Even other coal industry CEOs publically admit ‘clean coal’ is all hype. In an interview with ABC, Martin Moore, who is the CEO of CS Energy, one of the biggest energy company Australia, said new generation coal plants use less coal for the same amount of energy and “can have about 25 per cent less emissions”. But even him wasn’t impressed by ultra-super-critical plants.
“It’s not game-changing. You’ve still got to think that ultra-super-critical produces twice the emissions of gas-fired technology,” he said.
The science backs it up. Clean coal is indeed an oxymoron and its technological potential has yet to be demonstrated.

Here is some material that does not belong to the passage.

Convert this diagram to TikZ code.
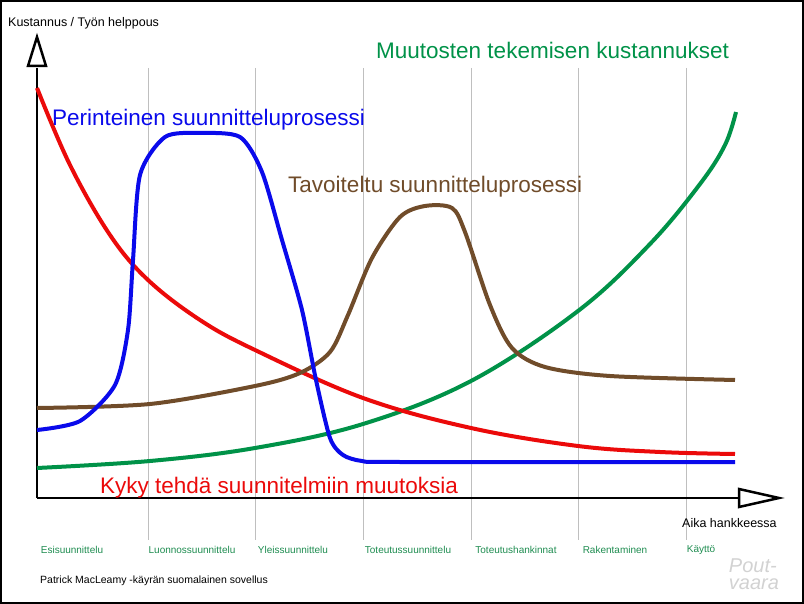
\documentclass[tikz,border=0pt]{standalone}
\usepackage{fontspec}
\setmainfont{Liberation Sans}
\usetikzlibrary{arrows.meta, positioning}
\definecolor{curvered}{RGB}{235,10,10}
\definecolor{curveblue}{RGB}{10,10,235}
\definecolor{curvebrown}{RGB}{112,76,42}
\definecolor{curvegreen}{RGB}{0,146,72}
\definecolor{phasegreen}{RGB}{30,140,80}
\begin{document}
\begin{tikzpicture}[x=1pt, y=-1pt,
curve/.style = {line width=4pt, line join=round},
phase/.style = {font=\fontsize{10}{11}\selectfont, text=phasegreen, inner sep=0pt},
title/.style = {font=\fontsize{22.5}{24}\selectfont, anchor=west, inner sep=0pt},
small/.style = {font=\fontsize{12.5}{13}\selectfont, anchor=west, inner sep=0pt},
                    ]
%---
\draw[line width=2pt] (1,1) rectangle (803,603);
\useasboundingbox (0,0) rectangle (804,604);
%------- grid
\foreach \gx in {148,255,363,471,578,686}
    \draw[gray!50, line width=0.6pt] (\gx,68) -- (\gx,540);
%------- axes
\draw[line width=1.8pt] (37,498) -- (37,68);
\draw[line width=1.8pt] (37,498) -- (738,498);
\draw[line width=2.5pt, fill=white, line join=miter] (37,37) -- (28,66) -- (46,66) -- cycle;
\draw[line width=2.5pt, fill=white, line join=miter] (779,498) -- (739,489) -- (739,507) -- cycle;
%------- curves
\draw[curve, curvegreen] plot[smooth, tension=0.6] coordinates
    {(37,468) (150,461) (255,448) (363,424) (471,381) (578,311) (650,244) (700,184) (725,145) (736,112)};
\draw[curve, curvered] plot[smooth, tension=0.6] coordinates
    {(37,88) (70,165) (110,235) (148,280) (200,320) (255,350) (363,398) (471,428) (578,446) (660,452) (735,454)};
\draw[curve, curvebrown] plot[smooth, tension=0.5] coordinates
    {(37,408) (150,404) (255,386) (300,373) (330,352) (348,315) (372,258) (400,217) (425,206) (452,208) (465,232) (490,305) (512,348) (545,367) (610,376) (735,380)};
\draw[curve, curveblue] plot[smooth, tension=0.45] coordinates
    {(37,430) (80,421) (115,385) (128,330) (133,260) (140,175) (165,137) (200,133) (240,137) (262,172) (282,240) (302,310) (316,380) (330,438) (343,455) (362,461) (400,462) (735,462)};
%------- texts
\node (costTitle) [title, text=curvegreen] at (376,50) {Muutosten tekemisen kustannukset};
\node (tradTitle) [title, text=curveblue]  at (52,120) {Perinteinen suunnitteluprosessi};
\node (goalTitle) [title, text=curvebrown] at (288,187) {Tavoiteltu suunnitteluprosessi};
\node (abilTitle) [title, text=curvered]   at (100,488) {Kyky tehdä suunnitelmiin muutoksia};
\node (yLabel)    [small] at (8,23)   {Kustannus / Työn helppous};
\node (xLabel)    [small] at (682,523) {Aika hankkeessa};
\node (source)    [small, font=\fontsize{10.5}{12}\selectfont] at (40,581)
    {Patrick MacLeamy -käyrän suomalainen sovellus};
%------- phases
\node (esi)  [phase] at (72,550)  {Esisuunnittelu};
\node (luon) [phase] at (192,550) {Luonnossuunnittelu};
\node (ylei) [phase] at (293,550) {Yleissuunnittelu};
\node (tote) [phase] at (408,550) {Toteutussuunnittelu};
\node (hank) [phase] at (516,550) {Toteutushankinnat};
\node (rake) [phase] at (615,550) {Rakentaminen};
\node (kayt) [phase] at (701,550) {Käyttö};
%------- logo
\node (logo) [font=\fontsize{20}{17}\itshape, text=gray!35, inner sep=0pt, align=left] at (754,574) {Pout-\\vaara};
\end{tikzpicture}
\end{document}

CCS consumes a lot of energy (25% more), while producing the same yield. But that isn’t even the difficult part. You have to carry millions and millions of tons of high-pressure CO2, safely store them somewhere, using an infrastructure that doesn’t exist. Again, you have to do all this while competing with natural gas and renewables which are already cheaper than coal. It’s just a big no-no, on all fronts.
So if doesn’t make scientific sense, it doesn’t make economic sense, and even coal people are against it — why does President Trump insist on fighting this losing battle?

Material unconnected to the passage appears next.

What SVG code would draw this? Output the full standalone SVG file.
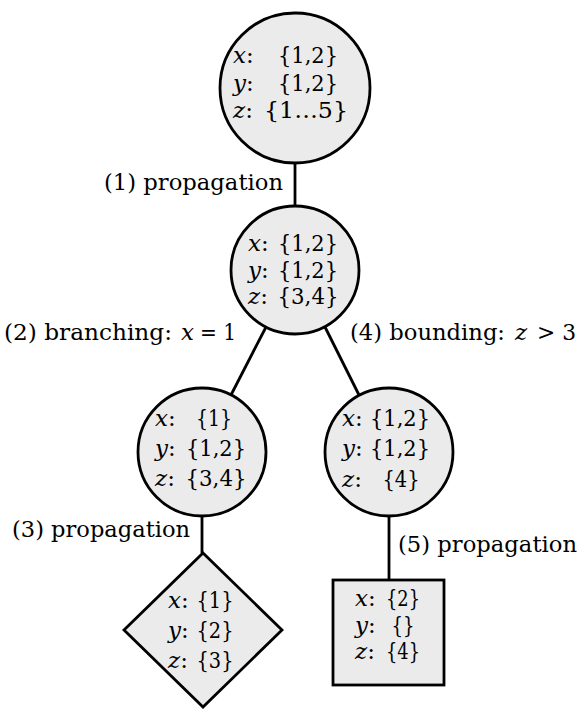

“My administration is putting an end to the war on coal,” Trump said. “We’re going to have clean coal, really clean coal.”
We don’t really know for sure, but as it’s been so often the case, the President is lying. “Really clean coal” simply doesn’t exist. Just look at this statement from the Office of Fossil Energy, explaining the state of CCS technology:
“Today’s capture technologies are not cost-effective when considered in the context of storing CO2 from existing power plants. DOE/NETL analyses suggest that today’s commercially available post-combustion capture technologies may increase the cost of electricity for a new pulverized coal plant by up to 80 percent and result in a 20 to 30 percent decrease in efficiency due to parasitic energy requirements. Additionally, many of today’s commercially available post-combustion capture technologies have not been demonstrated at scales large enough for power-plant applications.”
Sure, there are several small CCS experiments scattered across the world, but in the US at least, a working CCS carbon plant just doesn’t exist.
So instead of diverting efforts and resources into a technology that can’t work, why not focus on something that is already working?